The new theory emerged from a joint project between scientists at the University of Mons-Hainaut in Belgium, the Center for Molecular Science at the Chinese Academy of Sciences (Beijing) and the School of Chemistry and Biochemistry at the Georgia Institute of Technology (Atlanta). The researchers worked closely with experimentalists hoping to identify new polymer species that would be competitive with other light-emitting materials. "The current work with polymer LEDs has been with the monochrome displays, but there has been much work on developing full-color displays, and there are prototypes that I have been told are really beautiful," said Jean-Luc Bredas who works at Georgia Tech. "With a lot of companies working in the area, plastic electronics is really coming."

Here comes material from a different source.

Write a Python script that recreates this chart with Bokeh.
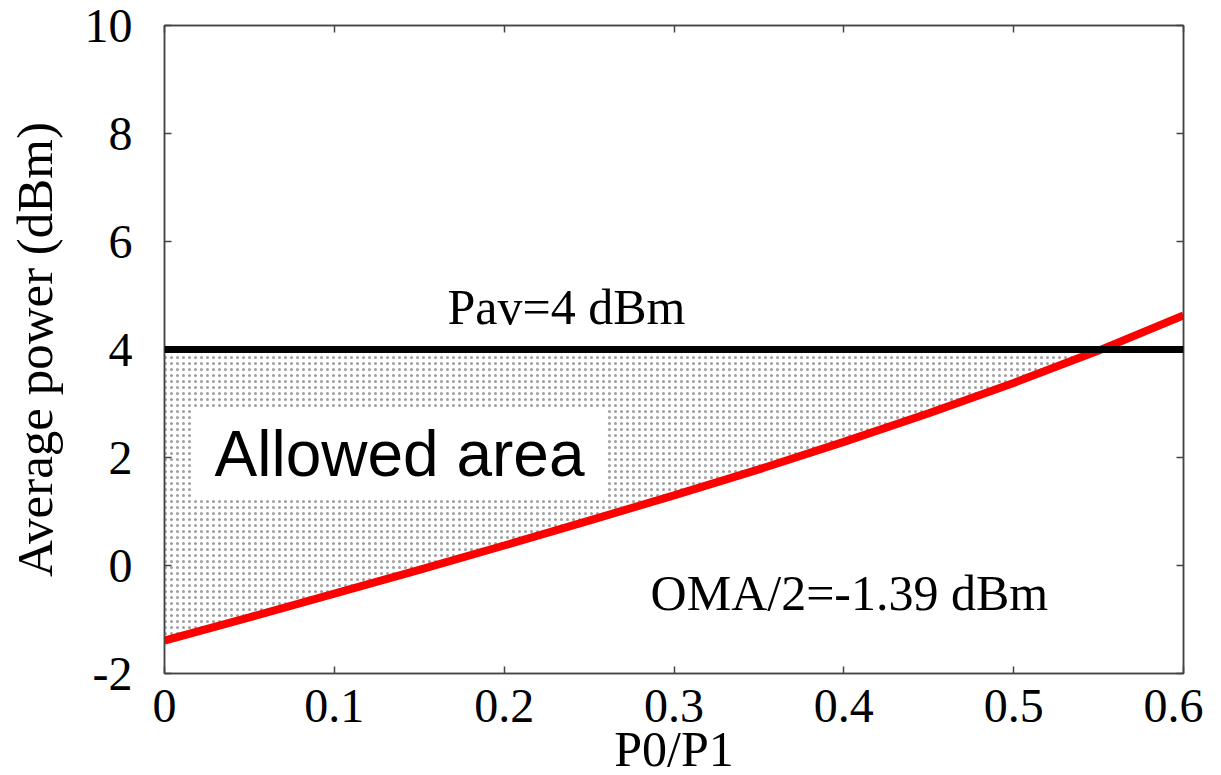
import numpy as np
from bokeh.plotting import figure
from bokeh.models import Range1d, FixedTicker, LinearAxis, Label, Span
from bokeh.embed import file_html
from bokeh.resources import INLINE

# ---- data ----
p0_p1 = [0.0, 0.05, 0.10, 0.15, 0.20, 0.25, 0.30, 0.35, 0.40, 0.45, 0.50, 0.55, 0.60]
avg_power = [-1.39, -0.96, -0.52, -0.08, 0.37, 0.83, 1.30, 1.78, 2.29, 2.82, 3.38, 3.98, 4.63]
pav_level = 4.0
x_ticks = [0.0, 0.1, 0.2, 0.3, 0.4, 0.5, 0.6]
x_tick_labels = ["0", "0.1", "0.2", "0.3", "0.4", "0.5", "0.6"]
y_ticks = [-2, 0, 2, 4, 6, 8, 10]
y_tick_labels = ["-2", "0", "2", "4", "6", "8", "10"]

# allowed area: between curve and Pav line up to their crossing
x_cross = float(np.interp(pav_level, avg_power, p0_p1))
fill_x = [x for x, y in zip(p0_p1, avg_power) if y < pav_level] + [x_cross]
fill_lo = [y for y in avg_power if y < pav_level] + [pav_level]
fill_hi = [pav_level] * len(fill_x)

SERIF = "Liberation Serif"
SANS = "Liberation Sans"
FRAME = "#444444"

p = figure(frame_width=1019, frame_height=648, output_backend="svg",
           toolbar_location=None, x_range=Range1d(0, 0.6), y_range=Range1d(-2, 10),
           min_border_left=164, min_border_top=25, min_border_right=20, min_border_bottom=0,
           x_axis_label="P0/P1", y_axis_label="Average power (dBm)")
p.grid.visible = False
p.outline_line_color = FRAME
p.outline_line_width = 1.5
p.background_fill_color = "white"
p.border_fill_color = "white"

for ax, ticks, labels in ((p.xaxis[0], x_ticks, x_tick_labels), (p.yaxis[0], y_ticks, y_tick_labels)):
    ax.ticker = FixedTicker(ticks=ticks)
    ax.major_label_overrides = {t: l for t, l in zip(ticks, labels)}
    ax.minor_tick_line_color = None
    ax.major_tick_in = 7
    ax.major_tick_out = 0
    ax.major_tick_line_color = FRAME
    ax.major_tick_line_width = 1.5
    ax.axis_line_color = FRAME
    ax.axis_line_width = 1.5
    ax.major_label_text_font = SERIF
    ax.major_label_text_font_size = "48px"
    ax.major_label_text_color = "black"
    ax.axis_label_text_font = SERIF
    ax.axis_label_text_font_style = "normal"
    ax.axis_label_text_color = "black"

p.yaxis[0].axis_label_text_font_size = "51px"
p.xaxis[0].axis_label_text_font_size = "50px"
p.yaxis[0].major_label_standoff = 32
p.yaxis[0].axis_label_standoff = 19
p.xaxis[0].major_label_standoff = 16
p.xaxis[0].axis_label_standoff = -4

# mirrored ticks on top and right (no labels)
for loc, ticks in (("above", x_ticks), ("right", y_ticks)):
    ax = LinearAxis(ticker=FixedTicker(ticks=ticks))
    ax.major_label_overrides = {t: "" for t in ticks}
    ax.major_label_text_font_size = "2px"
    ax.major_label_standoff = 0
    ax.minor_tick_line_color = None
    ax.major_tick_in = 7
    ax.major_tick_out = 0
    ax.major_tick_line_color = FRAME
    ax.major_tick_line_width = 1.5
    ax.axis_line_color = FRAME
    ax.axis_line_width = 1.5
    p.add_layout(ax, loc)

# hatched allowed area
p.varea(x=fill_x, y1=fill_lo, y2=fill_hi, fill_alpha=0,
        hatch_pattern="dot", hatch_color="#9e9e9e", hatch_scale=6, hatch_weight=2)

# Pav line
p.add_layout(Span(location=pav_level, dimension="width", line_color="black", line_width=7))

# OMA curve
p.line(p0_p1, avg_power, line_color="#ff0000", line_width=8)

# labels
p.add_layout(Label(x=0.1384, y=2.074, text="Allowed area", text_font=SANS,
                   text_font_size="64px", text_color="black",
                   text_align="center", text_baseline="middle",
                   background_fill_color="white", background_fill_alpha=1.0,
                   padding=dict(x=21, y=9)))
p.add_layout(Label(x=0.2367, y=4.78, text="Pav=4 dBm", text_font=SERIF,
                   text_font_size="50px", text_color="black",
                   text_align="center", text_baseline="alphabetic"))
p.add_layout(Label(x=0.2862, y=-0.5, text="OMA/2=-1.39 dBm", text_font=SERIF,
                   text_font_size="50px", text_color="black",
                   text_align="left", text_baseline="alphabetic"))

open("out.html", "w").write(file_html(p, INLINE))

Polymer light-emitting devices came out of initial research into conducting polymers starting with the work of Alan Heeger at the University of California at Santa Barbara for which he eventually received a Nobel Prize. Although compound semiconductors and organic crystalline semiconductors perform much better, it is polymers that can be inserted into low-cost, high-throughput manufacturing processes. But they are at the low end of the scale in terms of performance. Inorganic and organic semiconductors have a theoretical limit of 100 percent efficiency. In practice, such limits are never reached, but the figure at least holds out the promise that these compounds can be indefinitely improved. By contrast, polymers have a theoretical limit of only 25 percent, a disappointing prognosis for display engineering. Bredas and his colleagues began looking at how charge carriers — holes and electrons injected into the polymer at electrodes — recombine to produce light. Polymer chains form highways that conduct both types of charge to common meeting places where they organize themselves into short-lived pairs called excitons. Depending on their spin orientation, the carriers can form two different types of exciton, only one of which produces a photon when it decays. The other type, called a triplet exciton, dissipates its energy in the form atomic vibrations when it decays. The spin statistics are stacked against photon production since the light producing singlet excitons have a probability of formation of only1/4. That leads to the 25 percent efficiency limit. "These compounds consist only of light elements, carbon nitrogen hydrogen and oxygen, but what is needed for efficient conversion is heavy atoms," he explained. Heavier atoms can influence the proportion of singlet excitons produced, boosting photon production. In general, the heavier the atoms, the more difficult it becomes to process the materials, so the best performers are the least cooperative at the manufacturing stage. Crystalline organic semiconductors can be doped with heavier atoms while their light-weight organic nature makes them easier to process, although they still require vacuum deposition. In the new look at polymers, Bredas performed calculations on long-chain polymers to look at the dynamics of exciton formation.

"Triplet excitons take longer to reach their ground state than singletons, which gives them extra time to transform into photon-producing excitions," he explained. Triplets can dissociate and reform as singletons, and they can also convert via a process known as intersystem crossing.

Calculations show that the longer-chain systems favor the formation of singletons, indicating that there might be polymers that produce more of them than would be predicted by statistics alone. The theoretical studies are now being used in conjunction with experimental work to identify possible candidates with higher conversion efficiencies.